* **Task to carry out**: Copy out every line exactly, passing over the pictures.

* **Given data**:
※ ※ ※
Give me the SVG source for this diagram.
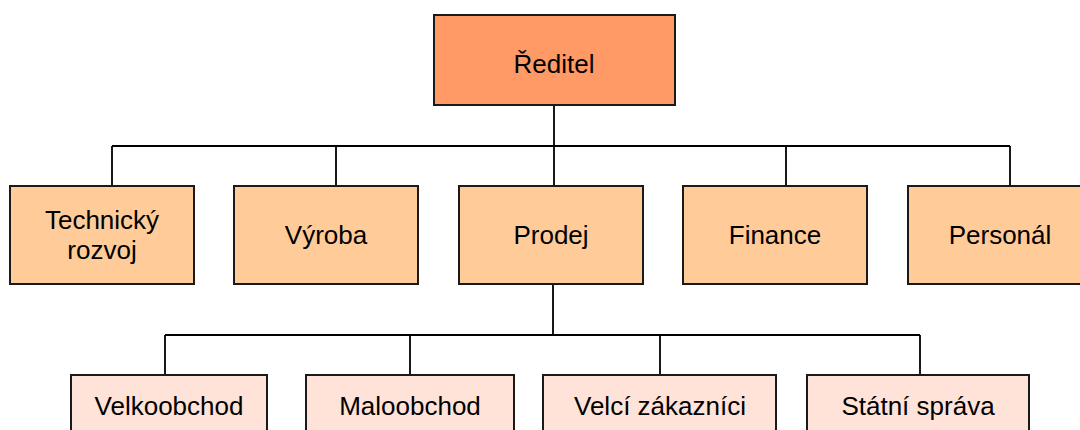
<svg xmlns="http://www.w3.org/2000/svg" width="1080" height="430" viewBox="0 0 1080 430">
  <style>
    .box { stroke: #1a1a1a; stroke-width: 2; }
    .top { fill: #FF9966; }
    .mid { fill: #FFCC99; }
    .low { fill: #FFE3D8; }
    .lbl { font-family: "Liberation Sans", Arial, sans-serif; font-size: 26px; fill: #000; text-anchor: middle; }
    .wire { stroke: #000; stroke-width: 1.8; fill: none; }
  </style>
  <rect width="1080" height="430" fill="#fff"/>

  <!-- connectors -->
  <g id="connectors" class="wire">
    <path d="M554 105V146M112 146H1010M112 146V186M336 146V186M554 146V186M786 146V186M1010 146V186"/>
    <path d="M553 284V335M165 335H920M165 335V375M410 335V375M660 335V375M920 335V375"/>
  </g>

  <!-- director -->
  <g id="reditel">
    <rect class="box top" x="434" y="15" width="241" height="90"/>
    <text class="lbl" x="554" y="73">Ředitel</text>
  </g>

  <!-- departments -->
  <g id="technicky-rozvoj">
    <rect class="box mid" x="10" y="186" width="184" height="98"/>
    <text class="lbl" x="102" y="229">Technický</text>
    <text class="lbl" x="102" y="259">rozvoj</text>
  </g>
  <g id="vyroba">
    <rect class="box mid" x="234" y="186" width="184" height="98"/>
    <text class="lbl" x="326" y="244">Výroba</text>
  </g>
  <g id="prodej">
    <rect class="box mid" x="459" y="186" width="184" height="98"/>
    <text class="lbl" x="551" y="244">Prodej</text>
  </g>
  <g id="finance">
    <rect class="box mid" x="683" y="186" width="184" height="98"/>
    <text class="lbl" x="775" y="244">Finance</text>
  </g>
  <g id="personal">
    <rect class="box mid" x="908" y="186" width="184" height="98"/>
    <text class="lbl" x="1000" y="244">Personál</text>
  </g>

  <!-- sales sections -->
  <g id="velkoobchod">
    <rect class="box low" x="71" y="375" width="196" height="99"/>
    <text class="lbl" x="169" y="415">Velkoobchod</text>
  </g>
  <g id="maloobchod">
    <rect class="box low" x="306" y="375" width="208" height="99"/>
    <text class="lbl" x="410" y="415">Maloobchod</text>
  </g>
  <g id="velci-zakaznici">
    <rect class="box low" x="543" y="375" width="233" height="99"/>
    <text class="lbl" x="660" y="415">Velcí zákazníci</text>
  </g>
  <g id="statni-sprava">
    <rect class="box low" x="807" y="375" width="222" height="99"/>
    <text class="lbl" x="918" y="415">Státní správa</text>
  </g>
</svg>
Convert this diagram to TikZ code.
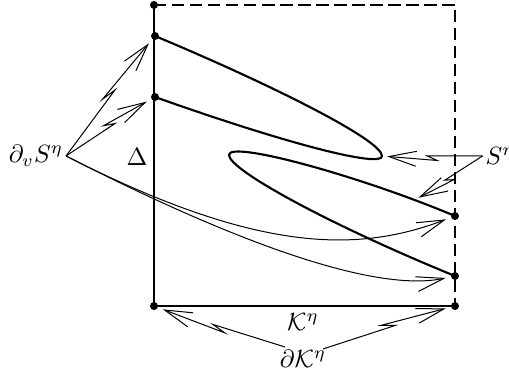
\documentclass[tikz,border=0pt]{standalone}
\usepackage{amsmath,amssymb}
\usetikzlibrary{arrows.meta,calc,positioning}

\tikzset{
  fold/.style={line width=0.85pt},
  solid edge/.style={line width=0.9pt},
  open edge/.style={line width=0.8pt, dash pattern=on 5pt off 2.2pt},
  pointer/.style={line width=0.4pt, -{Straight Barb[length=11pt,width=6pt]}, shorten >=2pt},
  zig/.style={to path={-- ($(\tikztostart)!0.55!(\tikztotarget)$) -- ($(\tikztostart)!0.45!(\tikztotarget)!1.8pt!90:(\tikztotarget)$) -- (\tikztotarget) \tikztonodes}},
  spot/.style={circle, fill, inner sep=0pt, minimum size=3.2pt},
  lbl/.style={inner sep=1pt},
}

\begin{document}
\begin{tikzpicture}[x=0.4pt, y=-0.4pt]
    \useasboundingbox (0,0) rectangle (509,377);

    % Corners and end points
    \node (c-tl) [spot] at (154,5) {};
    \node (c-bl) [spot] at (154,306) {};
    \node (c-br) [spot] at (455,306) {};
    \coordinate (c-tr) at (455,5);
    \node (l1) [spot] at (155,36) {};
    \node (l2) [spot] at (155,97) {};
    \node (r1) [spot] at (455,216) {};
    \node (r2) [spot] at (455,276) {};
    \coordinate (tip1) at (382,156);
    \coordinate (tip2) at (229,155);
    \coordinate (hit2) at (414,200);

    % Labels
    \node (dvS) [lbl] at (36,156) {$\partial_v S^\eta$};
    \node (delta) [lbl] at (137,157) {$\Delta$};
    \node (Seta) [lbl] at (500,156) {$S^\eta$};
    \node (Keta) [lbl] at (303,322) {$\mathcal{K}^\eta$};
    \node (dK) [lbl] at (303,359) {$\partial\mathcal{K}^\eta$};
    \coordinate (dK-l) at (285,347);
    \coordinate (dK-r) at (323,349);

    % Box
    \draw[solid edge] (c-tl.center) -- (c-bl.center) -- (c-br.center);
    \draw[open edge] (c-tl.center) -- (c-tr) -- (c-br.center);

    % Folded curves
    \draw[fold] (l1.center) .. controls (270,84) and (382,140) .. (tip1)
                .. controls (382,168) and (290,145) .. (l2.center);
    \draw[fold] (r1.center) .. controls (360,176) and (229,140) .. (tip2)
                .. controls (229,170) and (330,225) .. (r2.center);

    % Pointers
    \draw[pointer] (dvS.east) to[zig] (l1);
    \draw[pointer] (dvS.east) to[zig] (l2);
    \draw[pointer] (dvS.east) .. controls (260,255) and (360,252) .. (r1);
    \draw[pointer] (dvS.east) .. controls (250,250) and (380,292) .. (r2);
    \draw[pointer] (Seta.west) to[zig] (tip1);
    \draw[pointer] (Seta.west) to[zig] (hit2);
    \draw[pointer] (dK-l) to[zig] (c-bl);
    \draw[pointer] (dK-r) to[zig] (c-br);

\end{tikzpicture}
\end{document}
※ ※ ※
* **Exercise result**:
Give me the SVG source for this diagram.
<svg xmlns="http://www.w3.org/2000/svg" width="1080" height="430" viewBox="0 0 1080 430">
  <style>
    .box { stroke: #1a1a1a; stroke-width: 2; }
    .top { fill: #FF9966; }
    .mid { fill: #FFCC99; }
    .low { fill: #FFE3D8; }
    .lbl { font-family: "Liberation Sans", Arial, sans-serif; font-size: 26px; fill: #000; text-anchor: middle; }
    .wire { stroke: #000; stroke-width: 1.8; fill: none; }
  </style>
  <rect width="1080" height="430" fill="#fff"/>

  <!-- connectors -->
  <g id="connectors" class="wire">
    <path d="M554 105V146M112 146H1010M112 146V186M336 146V186M554 146V186M786 146V186M1010 146V186"/>
    <path d="M553 284V335M165 335H920M165 335V375M410 335V375M660 335V375M920 335V375"/>
  </g>

  <!-- director -->
  <g id="reditel">
    <rect class="box top" x="434" y="15" width="241" height="90"/>
    <text class="lbl" x="554" y="73">Ředitel</text>
  </g>

  <!-- departments -->
  <g id="technicky-rozvoj">
    <rect class="box mid" x="10" y="186" width="184" height="98"/>
    <text class="lbl" x="102" y="229">Technický</text>
    <text class="lbl" x="102" y="259">rozvoj</text>
  </g>
  <g id="vyroba">
    <rect class="box mid" x="234" y="186" width="184" height="98"/>
    <text class="lbl" x="326" y="244">Výroba</text>
  </g>
  <g id="prodej">
    <rect class="box mid" x="459" y="186" width="184" height="98"/>
    <text class="lbl" x="551" y="244">Prodej</text>
  </g>
  <g id="finance">
    <rect class="box mid" x="683" y="186" width="184" height="98"/>
    <text class="lbl" x="775" y="244">Finance</text>
  </g>
  <g id="personal">
    <rect class="box mid" x="908" y="186" width="184" height="98"/>
    <text class="lbl" x="1000" y="244">Personál</text>
  </g>

  <!-- sales sections -->
  <g id="velkoobchod">
    <rect class="box low" x="71" y="375" width="196" height="99"/>
    <text class="lbl" x="169" y="415">Velkoobchod</text>
  </g>
  <g id="maloobchod">
    <rect class="box low" x="306" y="375" width="208" height="99"/>
    <text class="lbl" x="410" y="415">Maloobchod</text>
  </g>
  <g id="velci-zakaznici">
    <rect class="box low" x="543" y="375" width="233" height="99"/>
    <text class="lbl" x="660" y="415">Velcí zákazníci</text>
  </g>
  <g id="statni-sprava">
    <rect class="box low" x="807" y="375" width="222" height="99"/>
    <text class="lbl" x="918" y="415">Státní správa</text>
  </g>
</svg>
Convert this diagram to TikZ code.
\documentclass[tikz,border=0pt]{standalone}
\usepackage{amsmath,amssymb}
\usetikzlibrary{arrows.meta,calc,positioning}

\tikzset{
  fold/.style={line width=0.85pt},
  solid edge/.style={line width=0.9pt},
  open edge/.style={line width=0.8pt, dash pattern=on 5pt off 2.2pt},
  pointer/.style={line width=0.4pt, -{Straight Barb[length=11pt,width=6pt]}, shorten >=2pt},
  zig/.style={to path={-- ($(\tikztostart)!0.55!(\tikztotarget)$) -- ($(\tikztostart)!0.45!(\tikztotarget)!1.8pt!90:(\tikztotarget)$) -- (\tikztotarget) \tikztonodes}},
  spot/.style={circle, fill, inner sep=0pt, minimum size=3.2pt},
  lbl/.style={inner sep=1pt},
}

\begin{document}
\begin{tikzpicture}[x=0.4pt, y=-0.4pt]
    \useasboundingbox (0,0) rectangle (509,377);

    % Corners and end points
    \node (c-tl) [spot] at (154,5) {};
    \node (c-bl) [spot] at (154,306) {};
    \node (c-br) [spot] at (455,306) {};
    \coordinate (c-tr) at (455,5);
    \node (l1) [spot] at (155,36) {};
    \node (l2) [spot] at (155,97) {};
    \node (r1) [spot] at (455,216) {};
    \node (r2) [spot] at (455,276) {};
    \coordinate (tip1) at (382,156);
    \coordinate (tip2) at (229,155);
    \coordinate (hit2) at (414,200);

    % Labels
    \node (dvS) [lbl] at (36,156) {$\partial_v S^\eta$};
    \node (delta) [lbl] at (137,157) {$\Delta$};
    \node (Seta) [lbl] at (500,156) {$S^\eta$};
    \node (Keta) [lbl] at (303,322) {$\mathcal{K}^\eta$};
    \node (dK) [lbl] at (303,359) {$\partial\mathcal{K}^\eta$};
    \coordinate (dK-l) at (285,347);
    \coordinate (dK-r) at (323,349);

    % Box
    \draw[solid edge] (c-tl.center) -- (c-bl.center) -- (c-br.center);
    \draw[open edge] (c-tl.center) -- (c-tr) -- (c-br.center);

    % Folded curves
    \draw[fold] (l1.center) .. controls (270,84) and (382,140) .. (tip1)
                .. controls (382,168) and (290,145) .. (l2.center);
    \draw[fold] (r1.center) .. controls (360,176) and (229,140) .. (tip2)
                .. controls (229,170) and (330,225) .. (r2.center);

    % Pointers
    \draw[pointer] (dvS.east) to[zig] (l1);
    \draw[pointer] (dvS.east) to[zig] (l2);
    \draw[pointer] (dvS.east) .. controls (260,255) and (360,252) .. (r1);
    \draw[pointer] (dvS.east) .. controls (250,250) and (380,292) .. (r2);
    \draw[pointer] (Seta.west) to[zig] (tip1);
    \draw[pointer] (Seta.west) to[zig] (hit2);
    \draw[pointer] (dK-l) to[zig] (c-bl);
    \draw[pointer] (dK-r) to[zig] (c-br);

\end{tikzpicture}
\end{document}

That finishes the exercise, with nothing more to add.